[Dataset excerpt]
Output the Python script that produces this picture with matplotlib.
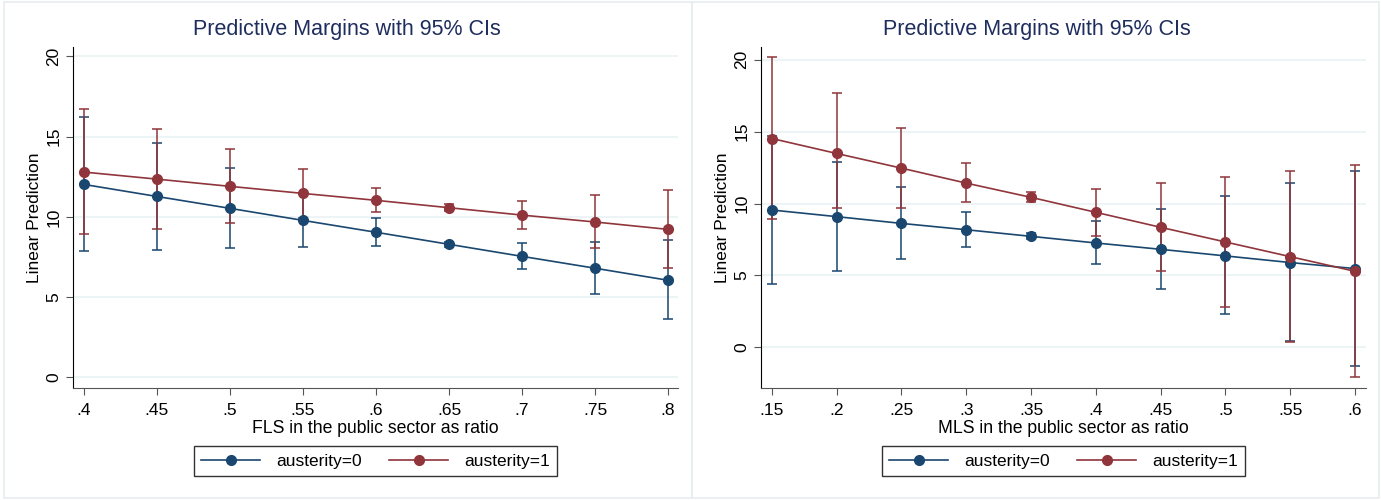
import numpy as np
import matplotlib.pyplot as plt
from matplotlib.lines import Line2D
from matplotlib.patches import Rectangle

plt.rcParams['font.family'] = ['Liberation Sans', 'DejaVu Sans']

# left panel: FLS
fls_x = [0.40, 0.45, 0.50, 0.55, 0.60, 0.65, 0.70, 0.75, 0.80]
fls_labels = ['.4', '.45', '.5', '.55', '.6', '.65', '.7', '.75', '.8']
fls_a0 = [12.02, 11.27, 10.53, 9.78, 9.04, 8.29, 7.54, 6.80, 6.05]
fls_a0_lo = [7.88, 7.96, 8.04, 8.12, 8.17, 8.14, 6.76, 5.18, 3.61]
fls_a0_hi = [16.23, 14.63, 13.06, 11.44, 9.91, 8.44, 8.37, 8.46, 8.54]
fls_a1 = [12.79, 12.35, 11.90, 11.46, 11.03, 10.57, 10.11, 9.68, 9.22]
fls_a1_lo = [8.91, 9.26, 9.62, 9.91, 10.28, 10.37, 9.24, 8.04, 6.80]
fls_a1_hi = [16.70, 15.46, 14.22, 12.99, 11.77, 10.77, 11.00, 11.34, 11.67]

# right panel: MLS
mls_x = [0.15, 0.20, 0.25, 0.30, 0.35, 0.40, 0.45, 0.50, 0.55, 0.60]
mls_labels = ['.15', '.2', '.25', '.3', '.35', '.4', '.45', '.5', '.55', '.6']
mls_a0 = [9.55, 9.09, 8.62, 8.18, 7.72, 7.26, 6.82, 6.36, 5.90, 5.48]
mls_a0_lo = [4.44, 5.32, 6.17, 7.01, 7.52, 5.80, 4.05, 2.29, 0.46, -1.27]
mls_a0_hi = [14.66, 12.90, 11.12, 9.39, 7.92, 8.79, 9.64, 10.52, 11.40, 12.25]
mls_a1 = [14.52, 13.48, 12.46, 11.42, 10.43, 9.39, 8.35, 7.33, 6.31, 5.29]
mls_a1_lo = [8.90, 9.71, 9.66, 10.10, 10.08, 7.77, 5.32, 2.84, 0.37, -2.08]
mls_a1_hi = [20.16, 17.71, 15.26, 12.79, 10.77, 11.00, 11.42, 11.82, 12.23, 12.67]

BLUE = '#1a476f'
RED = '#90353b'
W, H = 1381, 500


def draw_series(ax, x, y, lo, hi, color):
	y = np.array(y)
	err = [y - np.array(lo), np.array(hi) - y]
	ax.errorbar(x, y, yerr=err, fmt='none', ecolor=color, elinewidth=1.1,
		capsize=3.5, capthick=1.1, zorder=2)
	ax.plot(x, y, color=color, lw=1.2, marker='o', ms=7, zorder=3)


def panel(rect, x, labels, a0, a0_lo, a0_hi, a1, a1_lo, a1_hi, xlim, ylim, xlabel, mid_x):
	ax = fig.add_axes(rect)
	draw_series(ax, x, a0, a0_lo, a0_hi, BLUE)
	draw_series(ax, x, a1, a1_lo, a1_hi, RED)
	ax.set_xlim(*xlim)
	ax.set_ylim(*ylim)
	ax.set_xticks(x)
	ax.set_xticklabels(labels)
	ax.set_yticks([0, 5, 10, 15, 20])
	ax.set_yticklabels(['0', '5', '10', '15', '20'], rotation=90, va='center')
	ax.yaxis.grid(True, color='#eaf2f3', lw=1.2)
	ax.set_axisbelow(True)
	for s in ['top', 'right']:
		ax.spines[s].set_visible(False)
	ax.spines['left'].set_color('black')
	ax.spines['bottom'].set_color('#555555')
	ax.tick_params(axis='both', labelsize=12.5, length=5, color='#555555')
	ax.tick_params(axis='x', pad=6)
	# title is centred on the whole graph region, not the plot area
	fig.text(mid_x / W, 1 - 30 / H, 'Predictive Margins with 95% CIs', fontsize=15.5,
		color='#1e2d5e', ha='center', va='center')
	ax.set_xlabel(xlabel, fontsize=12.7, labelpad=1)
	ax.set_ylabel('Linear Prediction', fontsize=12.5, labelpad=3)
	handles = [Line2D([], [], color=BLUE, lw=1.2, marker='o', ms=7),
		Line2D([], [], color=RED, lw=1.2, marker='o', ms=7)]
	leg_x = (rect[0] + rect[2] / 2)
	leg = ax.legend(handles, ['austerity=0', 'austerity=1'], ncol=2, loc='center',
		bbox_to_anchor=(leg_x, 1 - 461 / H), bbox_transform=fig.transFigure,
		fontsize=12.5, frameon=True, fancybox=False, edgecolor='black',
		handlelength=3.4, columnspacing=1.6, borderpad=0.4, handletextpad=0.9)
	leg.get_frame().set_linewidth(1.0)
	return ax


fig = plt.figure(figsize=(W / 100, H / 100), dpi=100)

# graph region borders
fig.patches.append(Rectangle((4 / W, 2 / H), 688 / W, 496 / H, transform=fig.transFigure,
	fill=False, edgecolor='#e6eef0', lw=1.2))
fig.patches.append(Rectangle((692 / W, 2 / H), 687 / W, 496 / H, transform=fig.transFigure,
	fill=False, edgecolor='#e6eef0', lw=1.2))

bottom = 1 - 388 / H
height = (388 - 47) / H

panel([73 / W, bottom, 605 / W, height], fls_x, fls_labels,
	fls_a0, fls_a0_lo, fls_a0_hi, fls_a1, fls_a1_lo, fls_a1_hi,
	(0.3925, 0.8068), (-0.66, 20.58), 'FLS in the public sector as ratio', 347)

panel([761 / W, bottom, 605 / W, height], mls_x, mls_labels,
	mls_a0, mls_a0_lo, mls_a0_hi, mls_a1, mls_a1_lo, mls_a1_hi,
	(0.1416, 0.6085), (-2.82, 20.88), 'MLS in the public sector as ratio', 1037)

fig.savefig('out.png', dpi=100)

[Work required] Take the lines from the start of the material to the line with "plt.rcParams['font.family'] = ['Liberation", both included, and transcribe them exactly without the pictures.

[Exercise result]
Output the Python script that produces this picture with matplotlib.
import numpy as np
import matplotlib.pyplot as plt
from matplotlib.lines import Line2D
from matplotlib.patches import Rectangle

plt.rcParams['font.family'] = ['Liberation Sans', 'DejaVu Sans']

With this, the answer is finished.